# Rough Draft



## Angel101 (Aug 6, 2011)

(Removed by author...)


----------



## Squalid Glass (Aug 8, 2011)

"I’ll blow them to the roof and lick them stiff."

Forgive me if I'm brash, but you certainly have a way with the double entendre in regards to...ehem...well things that must not be mentioned in a kid-friendly zone. Hah, and perhaps that's just my own sick mind, but two recent poems now you have brought up this imagery. I think it's elegant, personally.

Now, onto the poem as a whole. Solid, as always. Your figurative, abstract language is always a strength of yours. 

Once again, I find myself questioning your line breaks. There are places where it feels very misplaced. For instance:

"I hear unwrinkling, gurgles of letters drying
together and streaming like a flipbook."

 One could perhaps argue that the enjambment before "together" leads to a feeling of disconnect, but I'm not buying it here. I think the image is much more powerful if "together" is not enjambed and it instead reads:

"I hear unwrinkling, gurgles of letters drying together 
and streaming like a flipbook."

Just my two cents.


 Also, and I feel I see this a lot in the forum lately, your commas could use work. I realize that we as poets feel the rules have no bearing on us, but I stand by the opinion that proper grammar can add so much to the power of a poem. Likewise - when the rules are broken consciously and for a purpose, the effect can be just as strong. Here, I fear, the lack of commas to separate independent clauses is not intentional. I would suggest studying the subject a bit.


----------



## Jinxi (Aug 8, 2011)

This is a fabulously emotional poem Angel.



> I could make a line of paper footprints over a continent
> with how much I think about us and where I’d like to step.



These are my favourite lines, but that is the hopeless romantic in me  The imagery in this is so simple, yet so effective.



> I’ll think about you unfolded and exposed.
> How you’ll feel when we’re bound up pages in one room
> and we’re making sound, and we’re making words and stencils
> from our skin.



This is a beautiful way to broach "the subject".   The idea of 'making words and stencils from our skin' is like nothing I have read before. You have an art for creating an idea that works perfectly and creates beautiful images in the eyes of the reader.

I do agree with Squalid that you definitely need to place some commas to break lines and trains of thought.

Very well done though!


----------



## Angel101 (Aug 8, 2011)

Thanks, both of you.

The commas are missing on purpose for the sake of rhythm in this piece, as I mean it to be read in a specific way. I don't question the use of proper grammar in poetry. Like you said, it can be effective; however, I don't feel like it would work here with the way that I need this to be read. Also, this piece is meant to be "rough" in a sense. There's the idea of trying to connect things that are meant to be separate. A lot to explain. But like I said, it was definitely on purpose.  

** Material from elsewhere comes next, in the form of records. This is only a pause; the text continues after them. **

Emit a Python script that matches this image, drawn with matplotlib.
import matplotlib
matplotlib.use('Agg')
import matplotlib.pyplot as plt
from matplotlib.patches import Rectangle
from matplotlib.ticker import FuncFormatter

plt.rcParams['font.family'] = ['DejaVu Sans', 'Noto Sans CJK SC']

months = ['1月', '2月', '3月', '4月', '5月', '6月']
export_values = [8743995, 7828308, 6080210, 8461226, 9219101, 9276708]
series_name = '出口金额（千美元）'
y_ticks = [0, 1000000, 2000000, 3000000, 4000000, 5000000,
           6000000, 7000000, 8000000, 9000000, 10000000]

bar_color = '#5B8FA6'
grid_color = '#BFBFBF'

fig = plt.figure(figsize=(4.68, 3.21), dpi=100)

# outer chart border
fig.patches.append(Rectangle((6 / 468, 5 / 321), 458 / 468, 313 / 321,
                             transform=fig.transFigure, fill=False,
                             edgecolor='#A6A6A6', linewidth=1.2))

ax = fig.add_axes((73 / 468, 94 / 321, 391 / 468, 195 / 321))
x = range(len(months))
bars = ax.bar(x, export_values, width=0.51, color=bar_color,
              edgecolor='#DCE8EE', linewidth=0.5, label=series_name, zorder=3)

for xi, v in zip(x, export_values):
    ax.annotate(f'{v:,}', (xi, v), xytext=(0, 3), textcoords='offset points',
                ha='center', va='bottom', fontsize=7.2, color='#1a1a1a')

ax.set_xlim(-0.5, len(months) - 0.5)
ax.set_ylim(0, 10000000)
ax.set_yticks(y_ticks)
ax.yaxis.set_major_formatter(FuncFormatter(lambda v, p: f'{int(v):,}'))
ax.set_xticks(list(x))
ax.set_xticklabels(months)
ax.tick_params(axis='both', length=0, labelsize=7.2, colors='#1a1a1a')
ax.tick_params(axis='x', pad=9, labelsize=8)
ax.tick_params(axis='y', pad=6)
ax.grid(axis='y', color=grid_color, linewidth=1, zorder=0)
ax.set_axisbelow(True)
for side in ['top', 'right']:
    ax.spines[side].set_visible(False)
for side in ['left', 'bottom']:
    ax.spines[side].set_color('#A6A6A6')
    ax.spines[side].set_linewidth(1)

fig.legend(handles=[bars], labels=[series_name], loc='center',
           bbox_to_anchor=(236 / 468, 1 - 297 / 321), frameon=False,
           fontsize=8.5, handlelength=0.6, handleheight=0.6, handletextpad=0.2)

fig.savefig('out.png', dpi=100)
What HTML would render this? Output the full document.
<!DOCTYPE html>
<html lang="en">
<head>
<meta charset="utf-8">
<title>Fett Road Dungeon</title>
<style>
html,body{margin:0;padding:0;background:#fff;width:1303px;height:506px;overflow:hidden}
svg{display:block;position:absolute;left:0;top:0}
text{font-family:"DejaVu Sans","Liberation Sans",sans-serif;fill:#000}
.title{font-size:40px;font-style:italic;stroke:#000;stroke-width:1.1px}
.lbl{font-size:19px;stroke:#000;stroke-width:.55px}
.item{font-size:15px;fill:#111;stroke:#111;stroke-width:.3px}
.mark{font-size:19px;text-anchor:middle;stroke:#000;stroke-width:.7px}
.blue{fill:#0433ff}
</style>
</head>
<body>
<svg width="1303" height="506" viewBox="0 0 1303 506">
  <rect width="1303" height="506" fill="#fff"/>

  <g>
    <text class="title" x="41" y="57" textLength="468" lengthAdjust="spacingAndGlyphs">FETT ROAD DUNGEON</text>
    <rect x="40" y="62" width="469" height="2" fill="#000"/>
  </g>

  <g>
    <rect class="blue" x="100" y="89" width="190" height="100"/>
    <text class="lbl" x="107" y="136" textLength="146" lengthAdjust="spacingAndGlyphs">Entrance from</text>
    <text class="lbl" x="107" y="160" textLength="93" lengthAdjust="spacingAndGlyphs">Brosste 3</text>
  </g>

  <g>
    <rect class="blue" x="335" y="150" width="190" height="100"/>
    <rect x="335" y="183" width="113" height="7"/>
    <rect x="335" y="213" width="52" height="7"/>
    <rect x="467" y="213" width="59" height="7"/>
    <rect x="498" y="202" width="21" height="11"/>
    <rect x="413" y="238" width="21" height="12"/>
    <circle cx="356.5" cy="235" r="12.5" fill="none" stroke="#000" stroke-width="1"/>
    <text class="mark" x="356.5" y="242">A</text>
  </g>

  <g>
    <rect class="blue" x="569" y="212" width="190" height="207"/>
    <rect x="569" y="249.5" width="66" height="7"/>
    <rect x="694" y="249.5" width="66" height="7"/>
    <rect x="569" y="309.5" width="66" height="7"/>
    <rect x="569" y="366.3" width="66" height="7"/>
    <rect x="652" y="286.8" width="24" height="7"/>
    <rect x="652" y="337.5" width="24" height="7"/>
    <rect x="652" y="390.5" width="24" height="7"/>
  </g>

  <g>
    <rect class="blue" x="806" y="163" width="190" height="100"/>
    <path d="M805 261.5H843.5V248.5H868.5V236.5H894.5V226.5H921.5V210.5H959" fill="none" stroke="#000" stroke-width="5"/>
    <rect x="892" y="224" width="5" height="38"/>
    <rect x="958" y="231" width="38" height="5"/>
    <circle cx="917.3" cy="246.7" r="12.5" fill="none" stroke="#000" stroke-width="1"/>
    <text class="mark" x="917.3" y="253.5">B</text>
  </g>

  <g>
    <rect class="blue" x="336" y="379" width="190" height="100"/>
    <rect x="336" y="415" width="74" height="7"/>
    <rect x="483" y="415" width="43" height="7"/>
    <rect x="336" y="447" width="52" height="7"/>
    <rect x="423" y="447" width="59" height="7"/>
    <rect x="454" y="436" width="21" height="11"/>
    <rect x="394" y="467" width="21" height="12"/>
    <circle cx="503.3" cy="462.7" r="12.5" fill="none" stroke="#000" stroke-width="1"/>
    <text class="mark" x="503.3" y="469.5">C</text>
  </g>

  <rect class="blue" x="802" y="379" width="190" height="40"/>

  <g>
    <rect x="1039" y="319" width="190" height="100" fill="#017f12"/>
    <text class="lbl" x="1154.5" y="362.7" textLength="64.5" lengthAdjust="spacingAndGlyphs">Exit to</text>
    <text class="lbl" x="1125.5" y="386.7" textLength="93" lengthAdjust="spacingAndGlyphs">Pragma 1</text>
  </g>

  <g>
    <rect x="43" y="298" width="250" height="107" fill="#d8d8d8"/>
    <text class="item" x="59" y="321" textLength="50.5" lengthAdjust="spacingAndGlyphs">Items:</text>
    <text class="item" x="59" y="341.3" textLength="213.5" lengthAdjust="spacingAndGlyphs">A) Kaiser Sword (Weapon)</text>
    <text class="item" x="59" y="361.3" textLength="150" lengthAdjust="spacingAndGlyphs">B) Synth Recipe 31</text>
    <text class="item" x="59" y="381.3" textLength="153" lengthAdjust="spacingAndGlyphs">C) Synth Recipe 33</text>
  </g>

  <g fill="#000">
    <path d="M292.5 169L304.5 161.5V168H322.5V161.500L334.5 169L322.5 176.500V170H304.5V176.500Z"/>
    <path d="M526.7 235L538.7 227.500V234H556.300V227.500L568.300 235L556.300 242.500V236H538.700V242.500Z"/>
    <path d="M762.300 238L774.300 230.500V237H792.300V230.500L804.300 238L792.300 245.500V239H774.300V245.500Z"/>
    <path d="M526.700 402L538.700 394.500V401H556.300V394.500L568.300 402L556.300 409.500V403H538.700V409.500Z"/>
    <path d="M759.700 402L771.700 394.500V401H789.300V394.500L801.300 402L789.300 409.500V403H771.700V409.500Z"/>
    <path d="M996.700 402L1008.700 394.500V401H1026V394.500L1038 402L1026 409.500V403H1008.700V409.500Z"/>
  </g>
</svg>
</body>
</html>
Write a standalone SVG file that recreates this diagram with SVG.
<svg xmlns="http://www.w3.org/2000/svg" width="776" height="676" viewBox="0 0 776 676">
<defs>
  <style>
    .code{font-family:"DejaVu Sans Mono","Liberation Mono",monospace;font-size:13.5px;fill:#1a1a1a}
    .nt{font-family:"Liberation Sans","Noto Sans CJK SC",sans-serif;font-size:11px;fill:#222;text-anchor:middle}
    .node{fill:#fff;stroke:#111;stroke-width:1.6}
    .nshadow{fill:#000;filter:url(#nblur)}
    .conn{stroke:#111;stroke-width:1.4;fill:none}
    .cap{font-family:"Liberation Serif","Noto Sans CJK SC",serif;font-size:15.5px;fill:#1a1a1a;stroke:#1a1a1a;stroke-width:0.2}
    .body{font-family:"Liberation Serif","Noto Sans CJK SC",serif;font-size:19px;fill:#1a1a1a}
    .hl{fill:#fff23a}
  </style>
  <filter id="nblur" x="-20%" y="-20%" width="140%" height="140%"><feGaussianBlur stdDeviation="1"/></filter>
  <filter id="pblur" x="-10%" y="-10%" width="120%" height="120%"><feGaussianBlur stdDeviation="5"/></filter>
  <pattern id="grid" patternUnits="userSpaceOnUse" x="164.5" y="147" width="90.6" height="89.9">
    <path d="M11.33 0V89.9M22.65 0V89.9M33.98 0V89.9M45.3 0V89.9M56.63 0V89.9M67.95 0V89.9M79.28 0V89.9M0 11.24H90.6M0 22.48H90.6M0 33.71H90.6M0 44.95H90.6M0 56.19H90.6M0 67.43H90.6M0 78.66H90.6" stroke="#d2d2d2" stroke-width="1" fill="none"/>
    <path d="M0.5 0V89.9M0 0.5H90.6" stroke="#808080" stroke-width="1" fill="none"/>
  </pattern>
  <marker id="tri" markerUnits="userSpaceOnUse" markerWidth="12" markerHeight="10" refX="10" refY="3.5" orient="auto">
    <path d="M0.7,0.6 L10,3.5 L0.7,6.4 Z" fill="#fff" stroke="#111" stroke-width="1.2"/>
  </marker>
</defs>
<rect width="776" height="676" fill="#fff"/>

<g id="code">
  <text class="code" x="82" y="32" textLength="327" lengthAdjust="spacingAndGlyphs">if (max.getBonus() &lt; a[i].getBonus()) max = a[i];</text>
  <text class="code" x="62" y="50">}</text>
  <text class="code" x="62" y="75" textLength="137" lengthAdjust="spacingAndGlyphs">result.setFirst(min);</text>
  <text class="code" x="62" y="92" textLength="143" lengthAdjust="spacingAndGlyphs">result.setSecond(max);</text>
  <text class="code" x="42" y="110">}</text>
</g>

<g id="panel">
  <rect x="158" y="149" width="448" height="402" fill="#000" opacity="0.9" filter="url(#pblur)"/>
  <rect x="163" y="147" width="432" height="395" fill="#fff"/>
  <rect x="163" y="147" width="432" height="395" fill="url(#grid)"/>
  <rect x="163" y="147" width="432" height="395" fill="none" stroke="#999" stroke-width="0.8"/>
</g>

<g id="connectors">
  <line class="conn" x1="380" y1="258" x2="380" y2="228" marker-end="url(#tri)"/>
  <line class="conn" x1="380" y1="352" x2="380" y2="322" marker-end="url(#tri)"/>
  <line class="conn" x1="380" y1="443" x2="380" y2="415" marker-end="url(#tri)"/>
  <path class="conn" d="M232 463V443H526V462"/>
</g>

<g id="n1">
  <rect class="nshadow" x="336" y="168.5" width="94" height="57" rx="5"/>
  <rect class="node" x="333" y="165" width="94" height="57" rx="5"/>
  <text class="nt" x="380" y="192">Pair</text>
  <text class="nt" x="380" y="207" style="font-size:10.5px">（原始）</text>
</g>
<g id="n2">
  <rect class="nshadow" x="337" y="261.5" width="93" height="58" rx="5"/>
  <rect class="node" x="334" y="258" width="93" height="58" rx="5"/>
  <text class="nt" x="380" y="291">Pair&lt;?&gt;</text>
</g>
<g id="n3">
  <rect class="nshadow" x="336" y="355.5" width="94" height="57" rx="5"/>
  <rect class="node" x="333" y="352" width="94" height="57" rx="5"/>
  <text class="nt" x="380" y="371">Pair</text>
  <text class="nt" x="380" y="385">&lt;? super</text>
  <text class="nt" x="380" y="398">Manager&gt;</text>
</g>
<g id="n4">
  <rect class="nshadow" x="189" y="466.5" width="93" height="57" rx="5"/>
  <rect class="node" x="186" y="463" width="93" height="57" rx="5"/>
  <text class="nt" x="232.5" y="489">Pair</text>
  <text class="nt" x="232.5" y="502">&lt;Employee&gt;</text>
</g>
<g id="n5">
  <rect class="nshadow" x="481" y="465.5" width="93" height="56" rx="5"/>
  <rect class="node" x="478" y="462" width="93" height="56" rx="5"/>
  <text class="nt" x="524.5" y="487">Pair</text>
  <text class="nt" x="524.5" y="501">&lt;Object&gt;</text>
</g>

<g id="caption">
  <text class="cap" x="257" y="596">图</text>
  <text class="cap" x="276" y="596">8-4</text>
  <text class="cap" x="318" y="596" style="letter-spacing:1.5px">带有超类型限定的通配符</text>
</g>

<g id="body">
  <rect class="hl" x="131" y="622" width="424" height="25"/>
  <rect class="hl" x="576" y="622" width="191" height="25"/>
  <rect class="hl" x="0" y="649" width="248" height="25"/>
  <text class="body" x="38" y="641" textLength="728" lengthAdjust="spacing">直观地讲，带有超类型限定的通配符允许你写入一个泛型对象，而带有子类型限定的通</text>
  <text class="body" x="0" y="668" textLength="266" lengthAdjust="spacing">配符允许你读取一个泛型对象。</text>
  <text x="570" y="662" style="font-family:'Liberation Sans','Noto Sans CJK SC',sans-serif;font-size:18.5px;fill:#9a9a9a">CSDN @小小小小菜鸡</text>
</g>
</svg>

SG: That image was definitely supposed to be "ehem," so it's okay if your mind is there. Haha.


----------



## SilverMoon (Aug 8, 2011)

Angel, I think the following speaks to your style of writing:



> For now the paper is wet with all the syllables we spit.
> Too wet to lay down. Too wet to be connected.



Somehow, despite your elegant imagery you manage to be raw which I like.

So many favs but this is such a great visual and seems to cover much of the territory of the whole.



> I want to cover the room in footprints and walk with you
> on the walls and the ceiling.



Such marvelous imagery, as always! Laurie


----------